Step 2: Configure named.conf

This allowed me to understand that i needed a named.conf file to configure the DNS server. I created a config directory and added the named.conf file to it. Here is the content of the named.conf file:

acl internal { 192.xxx.x.x/24; 192.xxx.x.x/24; }; options { directory "/var/cache/bind"; forwarders { 1.1.1.1; 1.0.0.1; }; forward only; // Allow recursive queries from internal networks only allow-query { internal; }; allow-recursion { internal; }; // Enable recursion explicitly recursion yes; // DNSSEC validation (optional but recommended) dnssec-validation auto; // Don't send "authoritative NXDOMAIN" for domains you don't manage auth-nxdomain no; // Listen on all interfaces (important in container/docker or multi-NIC systems) listen-on { any; }; listen-on-v6 { any; }; }; zone "home.abisade.dev" IN { type master; file "/etc/bind/home-abisade-dev.zone"; };

The named.conf file has several components to it:

• ACL (Access Control List): Defines which IP ranges are allowed to query the DNS server. In this case, it allows queries from two local networks (my main and guest networks).
• Options Block: Configures various settings for the DNS server:
  • Directory: Specifies where the DNS server will store its cache files.
  • Forwarders: Defines external DNS servers to which queries will be forwarded if the local server cannot resolve them. In this case, it uses Cloudflare's DNS servers.
  • Allow Query and Recursion: Restricts who can query the server and perform recursive lookups to the defined ACL.
  • Recursion: Enables recursive queries.
  • DNSSEC Validation: Enables DNSSEC validation for security.
  • Listen On: Configures the server to listen on all interfaces, which is important in a containerized environment.
• Zone Definition: Defines a DNS zone for the domain home.abisade.dev, specifying that this server is the master for this zone and where to find the zone file.

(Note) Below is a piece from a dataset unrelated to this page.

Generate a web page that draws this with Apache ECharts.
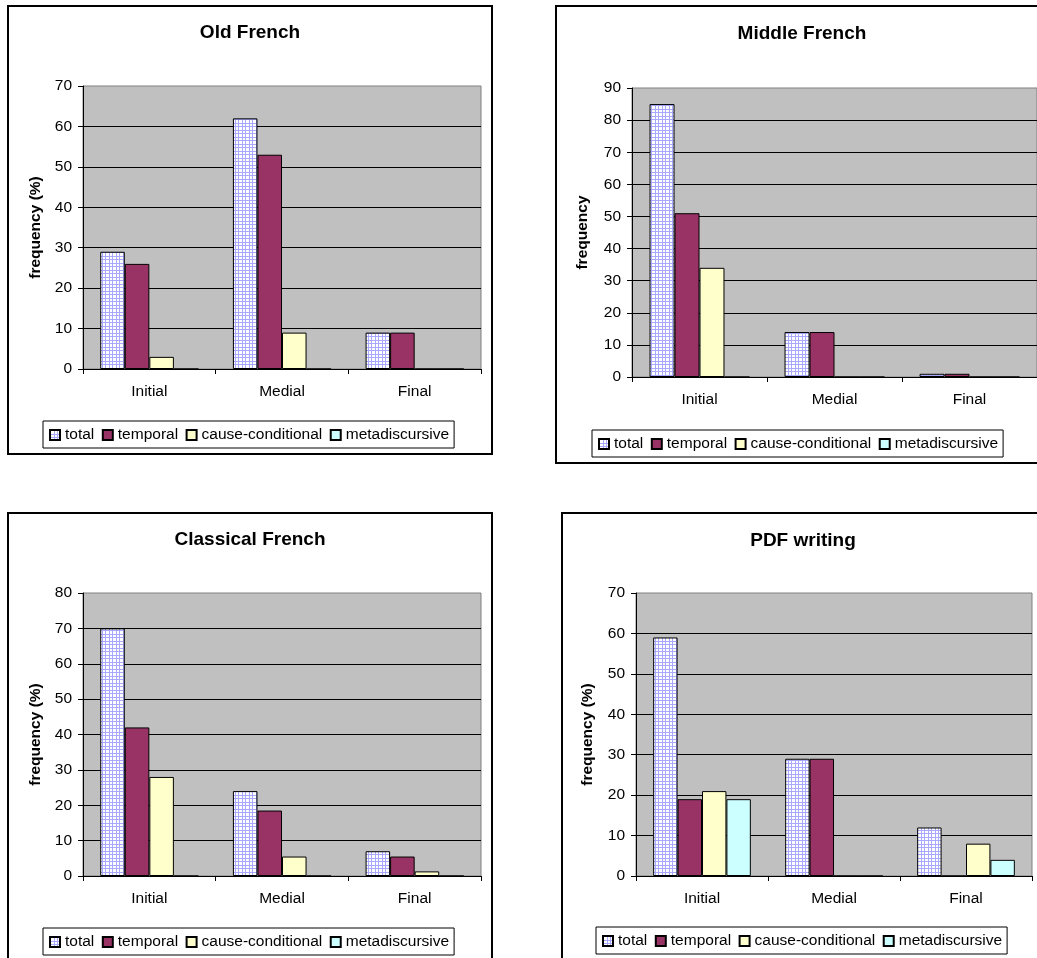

Step 3: Create the Zone File

Next, I created the zone file for the domain home.abisade.dev. This file contains the DNS records for the domain. I created a home-abisade-dev.zone file in the config directory with the following content:

$TTL 2d $ORIGIN home.abisade.dev. @ IN SOA ns.home.abisade.dev. info.abisade.dev. ( 2024111100 ; serial 12h ; refresh 15m ; retry 3w ; expire 2h ; minimum ttl ) IN NS ns.home.abisade.dev. ns IN A 192.xxx.x.x ; -- add dns records below router-home IN A 192.xxx.x.x pi-vscode IN A 192.xxx.x.x grafana IN A 192.xxx.x.x prometheus IN A 192.xxx.x.x proxmox IN A 192.xxx.x.x portainer IN A 192.xxx.x.x start IN A 192.xxx.x.x jenkins IN A 192.xxx.x.x vault IN A 192.xxx.x.x budget IN A 192.xxx.x.x pi-hole IN A 192.xxx.x.x

There is a SOA (Start of Authority) record, NS (Name Server) record, and A (Address) record for setting up the name server and the domain. The SOA record contains information about the zone, including the primary name server, the email address of the administrator, and various timers for zone maintenance. The NS record specifies the authoritative name server for the domain. The A records map hostnames to IP addresses.

As i've got an nginx reverse proxy, there are many A records being directed to the same IP address. This allows me to access different services on my Raspberry Pi using different subdomains, such as pi-vscode.home.abisade.dev for the VS Code server, grafana.home.abisade.dev for Grafana, and so on.